As we head into the last weeks of winter in Australia and prepare for Spring, notifications are already beginning to pop up of planned, hazard reduction burns in and around our more heavily populated areas of the country. These burns reduce the amount of undergrowth that would allow fires to spread quickly in drier months, endangering property and life. But they come at a cost of their own, reducing the fuel load on the ground before it dries out means a lot of smoke and cooler overnight temperatures mean that the smoke settles. For those with respiratory issues it means days of discomfort, but if the choice is between discomfort and devastation, smoky days are the lesser of two evils by far.
There is another advantage to these controlled burns that was well known to the first people of this land as well. Clearing brush promotes new growth and, in the Australian context, fire temperatures are required to break open the hard seed pods of many of our native plants.

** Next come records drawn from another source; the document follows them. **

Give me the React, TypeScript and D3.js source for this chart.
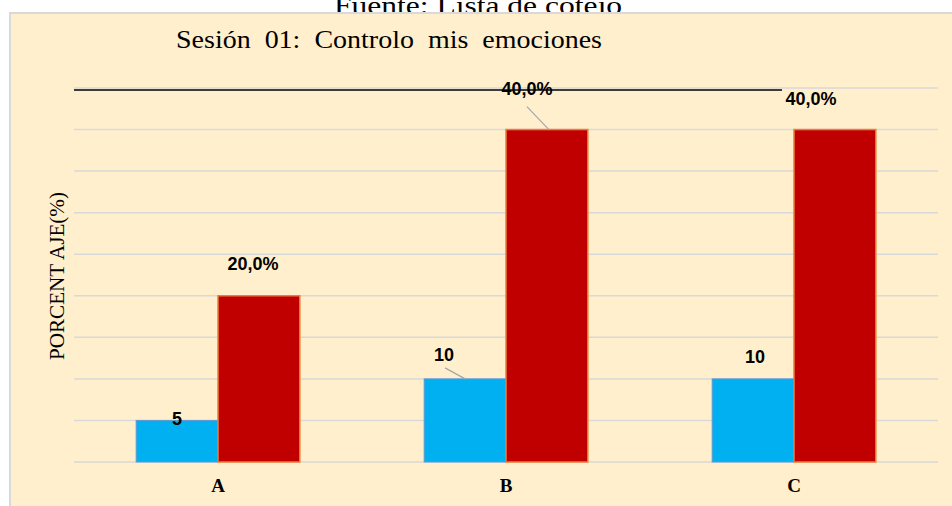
import { useEffect, useRef } from "react";
import * as d3 from "d3";

// chart data
const categories = ["A", "B", "C"];
const seriesNames = ["Cantidad", "Porcentaje"];
const countValues = [5, 10, 10];
const percentValues = [20, 40, 40];
const countLabels = ["5", "10", "10"];
const percentLabels = ["20,0%", "40,0%", "40,0%"];
const yTicks = [0, 5, 10, 15, 20, 25, 30, 35, 40, 45];

// manual label nudges (dx, dy from bar top-center), like the hand-placed Excel labels
const countOffsets: [number, number][] = [[0, 5], [-21, -18], [2, -16]];
const percentOffsets: [number, number][] = [[-6, -26], [-20, -35], [-24, -25]];
const leaderLines = [false, true, false];

function App() {
  const svgRef = useRef<SVGSVGElement>(null);

  useEffect(() => {
    if (!svgRef.current) return;
    const svg = d3.select(svgRef.current);
    svg.selectAll("*").remove();

    const width = 952;
    const height = 506;
    const plot = { left: 74, right: 938, top: 88, bottom: 462 };

    svg.attr("width", width).attr("height", height);

    // source note, partly hidden behind the chart area
    svg
      .append("text")
      .attr("x", 478)
      .attr("y", 14)
      .attr("text-anchor", "middle")
      .attr("font-family", "Liberation Serif, serif")
      .attr("font-size", 26)
      .attr("textLength", 288)
      .attr("lengthAdjust", "spacingAndGlyphs")
      .attr("fill", "#000")
      .text("Fuente: Lista de cotejo");

    // chart area
    svg
      .append("rect")
      .attr("x", 10)
      .attr("y", 13)
      .attr("width", width)
      .attr("height", height)
      .attr("fill", "#FFEFCC")
      .attr("stroke", "#D9D9D9")
      .attr("stroke-width", 2);

    svg
      .append("text")
      .attr("x", 176)
      .attr("y", 48)
      .attr("font-family", "Liberation Serif, serif")
      .attr("font-size", 25)
      .attr("textLength", 426)
      .attr("lengthAdjust", "spacingAndGlyphs")
      .style("white-space", "pre")
      .attr("fill", "#000")
      .text("Sesión  01:  Controlo  mis  emociones");

    const x0 = d3
      .scaleBand<string>()
      .domain(categories)
      .range([plot.left, plot.right])
      .padding(0);

    const x1 = d3
      .scaleBand<string>()
      .domain(seriesNames)
      .range([0, x0.bandwidth()])
      .paddingInner(0)
      .paddingOuter(0.76);

    const y = d3
      .scaleLinear()
      .domain([0, 45])
      .range([plot.bottom, plot.top]);

    // gridlines
    svg
      .append("g")
      .selectAll("line")
      .data(yTicks)
      .enter()
      .append("line")
      .attr("x1", plot.left)
      .attr("x2", plot.right)
      .attr("y1", (d) => y(d))
      .attr("y2", (d) => y(d))
      .attr("stroke", "#D9D9D9")
      .attr("stroke-width", 1.5);

    // stray black rule near the top
    svg
      .append("line")
      .attr("x1", plot.left)
      .attr("x2", 782)
      .attr("y1", y(45) + 2)
      .attr("y2", y(45) + 2)
      .attr("stroke", "#000")
      .attr("stroke-width", 1.5);

    // y axis title
    svg
      .append("text")
      .attr("transform", `translate(64,${276}) rotate(-90)`)
      .attr("text-anchor", "middle")
      .attr("font-family", "Liberation Serif, serif")
      .attr("font-size", 21)
      .attr("textLength", 168)
      .attr("lengthAdjust", "spacingAndGlyphs")
      .attr("fill", "#000")
      .text("PORCENT AJE(%)");

    // bars
    const groups = svg
      .append("g")
      .selectAll("g")
      .data(categories)
      .enter()
      .append("g")
      .attr("transform", (d) => `translate(${x0(d)},0)`);

    groups
      .append("rect")
      .attr("x", x1("Cantidad")!)
      .attr("width", x1.bandwidth())
      .attr("y", (_, i) => y(countValues[i]))
      .attr("height", (_, i) => y(0) - y(countValues[i]))
      .attr("fill", "#00B0F0")
      .attr("stroke", "#5B9BD5")
      .attr("stroke-width", 1);

    groups
      .append("rect")
      .attr("x", x1("Porcentaje")!)
      .attr("width", x1.bandwidth())
      .attr("y", (_, i) => y(percentValues[i]))
      .attr("height", (_, i) => y(0) - y(percentValues[i]))
      .attr("fill", "#C00000")
      .attr("stroke", "#ED7D31")
      .attr("stroke-width", 1.5);

    // leader lines
    categories.forEach((c, i) => {
      if (!leaderLines[i]) return;
      const bx = x0(c)! + x1("Cantidad")! + x1.bandwidth() / 2;
      svg
        .append("line")
        .attr("x1", bx - 20)
        .attr("y1", y(countValues[i]) - 11)
        .attr("x2", bx)
        .attr("y2", y(countValues[i]))
        .attr("stroke", "#A6A6A6")
        .attr("stroke-width", 1.2);
      const rx = x0(c)! + x1("Porcentaje")! + x1.bandwidth() / 2;
      svg
        .append("line")
        .attr("x1", rx - 20)
        .attr("y1", y(percentValues[i]) - 23)
        .attr("x2", rx + 2)
        .attr("y2", y(percentValues[i]))
        .attr("stroke", "#A6A6A6")
        .attr("stroke-width", 1.2);
    });

    const labelFont = "Liberation Sans, Arial, sans-serif";

    groups
      .append("text")
      .attr("x", (_, i) => x1("Cantidad")! + x1.bandwidth() / 2 + countOffsets[i][0])
      .attr("y", (_, i) => y(countValues[i]) + countOffsets[i][1])
      .attr("text-anchor", "middle")
      .attr("font-family", labelFont)
      .attr("font-weight", "bold")
      .attr("font-size", 18)
      .attr("fill", "#000")
      .text((_, i) => countLabels[i]);

    groups
      .append("text")
      .attr("x", (_, i) => x1("Porcentaje")! + x1.bandwidth() / 2 + percentOffsets[i][0])
      .attr("y", (_, i) => y(percentValues[i]) + percentOffsets[i][1])
      .attr("text-anchor", "middle")
      .attr("font-family", labelFont)
      .attr("font-weight", "bold")
      .attr("font-size", 18)
      .attr("fill", "#000")
      .text((_, i) => percentLabels[i]);

    // category labels
    svg
      .append("g")
      .selectAll("text")
      .data(categories)
      .enter()
      .append("text")
      .attr("x", (d) => x0(d)! + x0.bandwidth() / 2)
      .attr("y", plot.bottom + 30)
      .attr("text-anchor", "middle")
      .attr("font-family", "Liberation Serif, serif")
      .attr("font-weight", "bold")
      .attr("font-size", 19)
      .attr("fill", "#000")
      .text((d) => d);
  }, []);

  return (
    <svg
      ref={svgRef}
      style={{ position: "absolute", left: 0, top: 0, display: "block" }}
    ></svg>
  );
}

export default App;
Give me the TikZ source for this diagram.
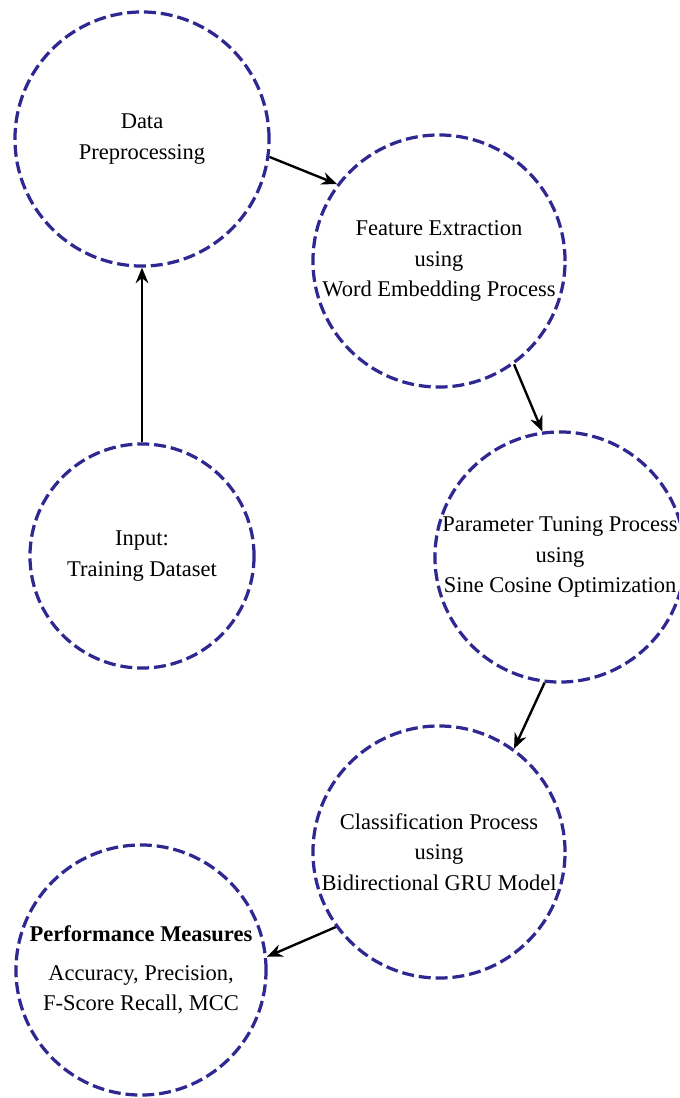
\documentclass[tikz,border=0pt]{standalone}
\usepackage{fontspec}
\setmainfont{Liberation Serif}
\usetikzlibrary{arrows.meta}

\definecolor{ringblue}{RGB}{48,40,145}

\tikzstyle{stage} = [circle, draw=ringblue, line width=2.3pt, dash pattern=on 8.5pt off 3.5pt, align=center, inner sep=0pt, font=\fontsize{16}{21.5}\selectfont]
\tikzstyle{flow} = [-{Stealth[length=11pt,width=9pt]}, line width=1.7pt, draw=black]

\begin{document}
\begin{tikzpicture}[x=0.025cm, y=-0.025cm]
    \useasboundingbox (0,0) rectangle (679,1098);
    \clip (0,0) rectangle (679,1098);

    \node (data) [stage, minimum size=6.35cm] at (142,139) {Data\\Preprocessing};
    \node (feat) [stage, minimum size=6.3cm] at (439,261) {Feature Extraction\\using\\Word Embedding Process};
    \node (input) [stage, minimum size=5.6cm] at (142,556) {Input:\\Training Dataset};
    \node (tune) [stage, minimum size=6.25cm] at (560,557) {Parameter Tuning Process\\using\\Sine Cosine Optimization};
    \node (clf) [stage, minimum size=6.3cm] at (439,852) {Classification Process\\using\\Bidirectional GRU Model};
    \node (perf) [stage, minimum size=6.25cm] at (141,970) {\textbf{Performance Measures}\\[6pt]Accuracy, Precision,\\F-Score Recall, MCC};

    \draw [flow] (input.north) -- (data.south);
    \draw [flow] (data.-8) -- (feat.143);
    \draw [flow] (feat.-54) -- (tune.98);
    \draw [flow] (tune.263) -- (clf.54);
    \draw [flow] (clf.216) -- (perf.6);
\end{tikzpicture}
\end{document}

In this Sunday's Gospel Jesus says to his disciples 'Do you suppose that I have come to bring peace... I have come to bring fire to the earth, and how I wish it were blazing already!' He then goes on to describe the divided relationships that will result, pitting household and family members against one another. It is a very confronting and discomforting image. But what is it really challenging in us?
In the accompanying reading from St Paul's letter to the Hebrews, Paul exhorts the community to throw off everything that hinders them from keeping God in their sights - the undergrowth of sin and shame. Those things that tempt and hold them back from the fullness of the relationship that Jesus offers from the cross.
So, are divided households and fractured relationships inevitable as a result of Jesus’ incarnation? Not at all. In the early Church there were difficult choices to be made. To become a Christian was a great risk and for some it did mean abandoning or being abandoned by family that opposed their faith. But in our context today it speaks to me of other risks - of worldly attachments and the culture of instant gratification that stand in the way of our being fully engaged in an unfolding and eternal relationship with God.
Ultimately, we know that, there is a fire that rains down from heaven - the fire of the Holy Spirit at Pentecost. The same Spirit that walks beside us and seeks to guide us through life. That seeks to ignite a fire in us that will burn away the tangled undergrowth of sin and temptation.
As Jesus challenge rings out in this Sunday's Gospel I pray that I can be more open to the urging of the spirit in my life and bring out the seeds of goodness that will grow the kingdom of God.